The final teeth were in use by age fifty, and when they were nearly gone, the old gray-hair could not chew the tough grass any more. Softer leaves and plants could still be eaten, spring plants, but in other seasons they were not available. In desperation, the undernourished elder often left the herd, searching for greener pastures, but found only death. The herd knew when the end was close, and it wasn’t uncommon to see them sharing the elder’s last days.

The other mammoths were as protective of the dying as they were of newborns, and they gathered around trying to make the fallen one get up. When all was over, they buried the dead ancestor under piles of dirt, grass, leaves, or snow. Mammoths were even known to bury other dead animals, including humans.

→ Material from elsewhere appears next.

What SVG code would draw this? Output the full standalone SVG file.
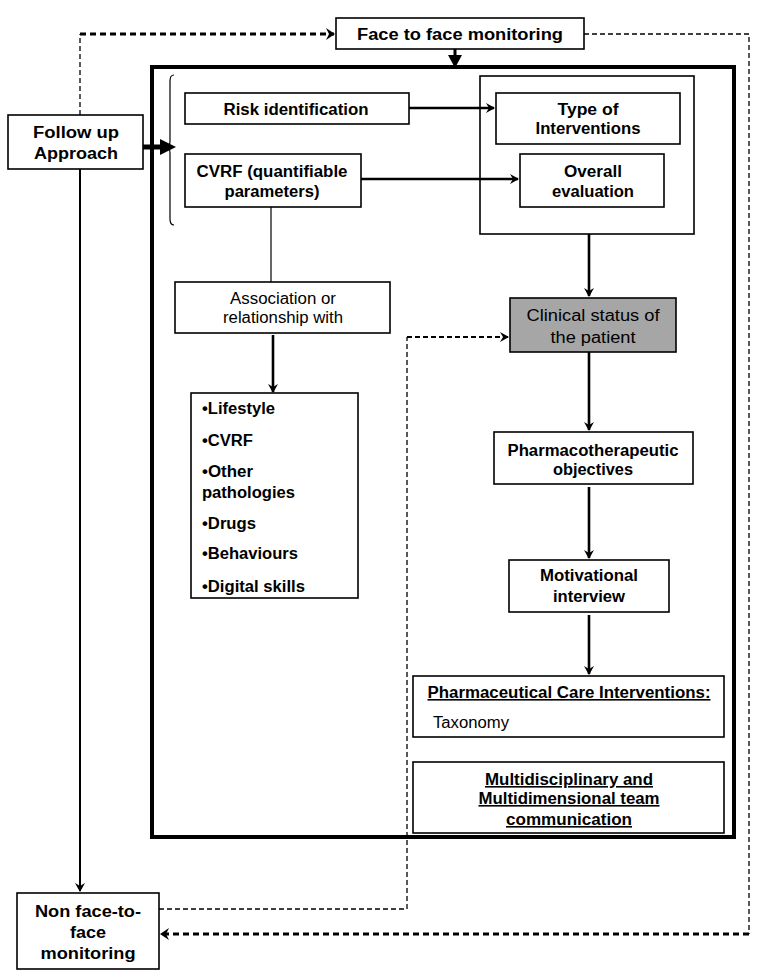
<svg xmlns="http://www.w3.org/2000/svg" width="762" height="974" viewBox="0 0 762 974">
<style>
.box{fill:#fff;stroke:#000;stroke-width:1.6}
.t{font-family:"Liberation Sans",Arial,sans-serif;font-size:16px;fill:#000;text-anchor:middle}
.b{font-weight:bold}
.l{text-anchor:start}
.u{text-decoration:underline}
.ln{fill:none;stroke:#000;stroke-width:2.6}
.thin{fill:none;stroke:#000;stroke-width:1.2}
.vline{fill:none;stroke:#000;stroke-width:2}
.dthin{fill:none;stroke:#000;stroke-width:1.3;stroke-dasharray:5 3}
.dthick{fill:none;stroke:#000;stroke-width:3;stroke-dasharray:6 4}
.dmed{fill:none;stroke:#000;stroke-width:2;stroke-dasharray:5 3}
</style>
<defs>
<marker id="ah" markerWidth="10" markerHeight="10" refX="8" refY="5" orient="auto" markerUnits="userSpaceOnUse"><path d="M0,0 L9,5 L0,10 L3,5 Z" fill="#000"/></marker>
<marker id="ahd" markerWidth="10" markerHeight="12" refX="8" refY="6" orient="auto" markerUnits="userSpaceOnUse"><path d="M0,0 L9,6 L0,12 L3,6 Z" fill="#000"/></marker>
</defs>
<rect width="762" height="974" fill="#fff"/>

<g id="main-frame"><rect x="152" y="67" width="582" height="770" fill="none" stroke="#000" stroke-width="4"/></g>
<g id="right-group"><rect x="480" y="76" width="214" height="158" class="box"/></g>

<g id="face">
<rect x="336" y="18" width="248" height="31" class="box"/>
<text x="460" y="40" class="t b" font-size="17" textLength="206" lengthAdjust="spacingAndGlyphs">Face to face monitoring</text>
</g>

<g id="follow">
<rect x="8" y="115" width="135" height="54" class="box"/>
<text x="76" y="138" class="t b" font-size="17" textLength="86" lengthAdjust="spacingAndGlyphs">Follow up</text>
<text x="76" y="159" class="t b" font-size="17" textLength="84" lengthAdjust="spacingAndGlyphs">Approach</text>
</g>

<g id="nonface">
<rect x="17" y="893" width="142" height="76" class="box"/>
<text x="88" y="917" class="t b" font-size="17" textLength="106" lengthAdjust="spacingAndGlyphs">Non face-to-</text>
<text x="88" y="938" class="t b" font-size="17" textLength="36" lengthAdjust="spacingAndGlyphs">face</text>
<text x="88" y="959" class="t b" font-size="17" textLength="95" lengthAdjust="spacingAndGlyphs">monitoring</text>
</g>

<g id="brace"><path d="M174,75 Q170,75 170,81 L170,141 Q170,147 166,147 Q170,147 170,153 L170,219 Q170,225 174,225" class="thin"/></g>

<g id="risk">
<rect x="185" y="93" width="224" height="31" class="box"/>
<text x="296" y="115" class="t b" textLength="145" lengthAdjust="spacingAndGlyphs">Risk identification</text>
</g>

<g id="cvrf">
<rect x="185" y="154" width="176" height="53" class="box"/>
<text x="272" y="177" class="t b" textLength="151" lengthAdjust="spacingAndGlyphs">CVRF (quantifiable</text>
<text x="272" y="197" class="t b" textLength="95" lengthAdjust="spacingAndGlyphs">parameters)</text>
</g>

<g id="type">
<rect x="496" y="93" width="184" height="51" class="box"/>
<text x="588" y="115" class="t b" textLength="61" lengthAdjust="spacingAndGlyphs">Type of</text>
<text x="588" y="134" class="t b" textLength="105" lengthAdjust="spacingAndGlyphs">Interventions</text>
</g>

<g id="overall">
<rect x="520" y="154" width="144" height="53" class="box"/>
<text x="593" y="177" class="t b" textLength="58" lengthAdjust="spacingAndGlyphs">Overall</text>
<text x="593" y="197" class="t b" textLength="82" lengthAdjust="spacingAndGlyphs">evaluation</text>
</g>

<g id="association">
<rect x="175" y="282" width="215" height="51" class="box"/>
<text x="283" y="304" class="t" textLength="106" lengthAdjust="spacingAndGlyphs">Association or</text>
<text x="283" y="323" class="t" textLength="120" lengthAdjust="spacingAndGlyphs">relationship with</text>
</g>

<g id="list">
<rect x="191" y="393" width="167" height="205" class="box"/>
<text x="202" y="414" class="t b l" textLength="73" lengthAdjust="spacingAndGlyphs">•Lifestyle</text>
<text x="202" y="446" class="t b l" textLength="51" lengthAdjust="spacingAndGlyphs">•CVRF</text>
<text x="202" y="477" class="t b l" textLength="51" lengthAdjust="spacingAndGlyphs">•Other</text>
<text x="202" y="498" class="t b l" textLength="93" lengthAdjust="spacingAndGlyphs">pathologies</text>
<text x="202" y="529" class="t b l" textLength="54" lengthAdjust="spacingAndGlyphs">•Drugs</text>
<text x="202" y="559" class="t b l" textLength="96" lengthAdjust="spacingAndGlyphs">•Behaviours</text>
<text x="202" y="592" class="t b l" textLength="103" lengthAdjust="spacingAndGlyphs">•Digital skills</text>
</g>

<g id="clinical">
<rect x="510" y="298" width="166" height="54" fill="#a6a6a6" stroke="#000" stroke-width="1.6"/>
<text x="593" y="321" class="t" font-size="17" textLength="133" lengthAdjust="spacingAndGlyphs">Clinical status of</text>
<text x="593" y="343" class="t" font-size="17" textLength="85" lengthAdjust="spacingAndGlyphs">the patient</text>
</g>

<g id="pharmaco">
<rect x="494" y="432" width="199" height="52" class="box"/>
<text x="593" y="456" class="t b" textLength="171" lengthAdjust="spacingAndGlyphs">Pharmacotherapeutic</text>
<text x="593" y="475" class="t b" textLength="80" lengthAdjust="spacingAndGlyphs">objectives</text>
</g>

<g id="motivational">
<rect x="509" y="560" width="160" height="52" class="box"/>
<text x="589" y="581" class="t b" textLength="98" lengthAdjust="spacingAndGlyphs">Motivational</text>
<text x="589" y="602" class="t b" textLength="72" lengthAdjust="spacingAndGlyphs">interview</text>
</g>

<g id="pci">
<rect x="413" y="676" width="311" height="61" class="box"/>
<text x="569" y="698" class="t b u" font-size="15" textLength="283" lengthAdjust="spacingAndGlyphs">Pharmaceutical Care Interventions:</text>
<text x="433" y="728" class="t l" font-size="15" textLength="76" lengthAdjust="spacingAndGlyphs">Taxonomy</text>
</g>

<g id="multi">
<rect x="413" y="762" width="311" height="71" class="box"/>
<text x="569" y="785" class="t b u" textLength="168" lengthAdjust="spacingAndGlyphs">Multidisciplinary and</text>
<text x="569" y="804" class="t b u" textLength="181" lengthAdjust="spacingAndGlyphs">Multidimensional team</text>
<text x="569" y="825" class="t b u" textLength="126" lengthAdjust="spacingAndGlyphs">communication</text>
</g>

<g id="connectors">
<line x1="455" y1="49" x2="455" y2="56" stroke="#000" stroke-width="3"/>
<path d="M448,55 L462,55 L455,68 Z" fill="#000"/>
<line x1="143" y1="147" x2="162" y2="147" stroke="#000" stroke-width="5"/>
<path d="M160,139 L176,147 L160,155 Z" fill="#000"/>
<line x1="409" y1="108" x2="494" y2="108" class="ln" marker-end="url(#ah)"/>
<line x1="361" y1="179" x2="518" y2="179" class="ln" marker-end="url(#ah)"/>
<line x1="271" y1="207" x2="271" y2="282" class="thin"/>
<line x1="273" y1="335" x2="273" y2="392" class="ln" marker-end="url(#ah)"/>
<line x1="589" y1="234" x2="589" y2="296" class="ln" marker-end="url(#ah)"/>
<line x1="589" y1="352" x2="589" y2="430" class="ln" marker-end="url(#ah)"/>
<line x1="589" y1="487" x2="589" y2="558" class="ln" marker-end="url(#ah)"/>
<line x1="589" y1="615" x2="589" y2="674" class="ln" marker-end="url(#ah)"/>
<line x1="80" y1="169" x2="80" y2="891" class="vline" marker-end="url(#ah)"/>
<path d="M80,115 L80,34" class="dthin"/>
<path d="M80,34 L334,34" class="dthick" marker-end="url(#ahd)"/>
<path d="M584,34 L749,34 L749,934" class="dthin"/>
<path d="M749,934 L161,934" class="dthick" marker-end="url(#ahd)"/>
<path d="M159,909 L407,909 L407,337" class="dthin"/>
<path d="M407,337 L508,337" class="dmed" marker-end="url(#ah)"/>
</g>
</svg>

   Ayla and Jondalar and their four-legged traveling companions found their way getting steeper and more difficult when they left behind the
lowland and the mammoths. They were approaching a gorge. A foot of the ancient massif of the north had stretched too far south and was split by the dividing waters of the river. They climbed higher as the river rushed through the narrow defile, moving too fast to freeze but carrying with it ice floes from quieter sections farther west. It was strange to see moving water after so much ice. In front of the high-peaked ramparts to the south were mesas, massiflike hills topped with extensive plateaus, carrying thick stands of conifers, their branches sprinkled with snow. The thin limbs of deciduous trees and brush were etched in white from a coating of freezing rain, which accentuated each twig and branch, captivating Ayla with their winter beauty.

The altitude continued to increase, the lowlands between the ridges never dipping quite as low as the preceding ones. The air was cold, crisp, and clear, and even when it was cloudy, no snow fell. Precipitation decreased as winter deepened. The only moisture in the air was the warm breath expelled by humans and animals.

The river of ice became smaller each time they passed a frozen tributary valley. At the west end of the lowland was another gorge. They climbed the rocky ridge, and when they reached the highest place, they looked ahead and stopped, awed by the sight. Ahead the river had split again. The travelers didn’t know it was the last time that it would divide into the branches and channels that had characterized its progress across the flat plains over which it had flowed for so much of its length. The gorge just before the lowlands curved sharply as it gathered the separate channels into one, causing a furious whirlpool that carried ice and floating debris into its depths, before disgorging it in a gush farther downstream, where it rapidly refroze.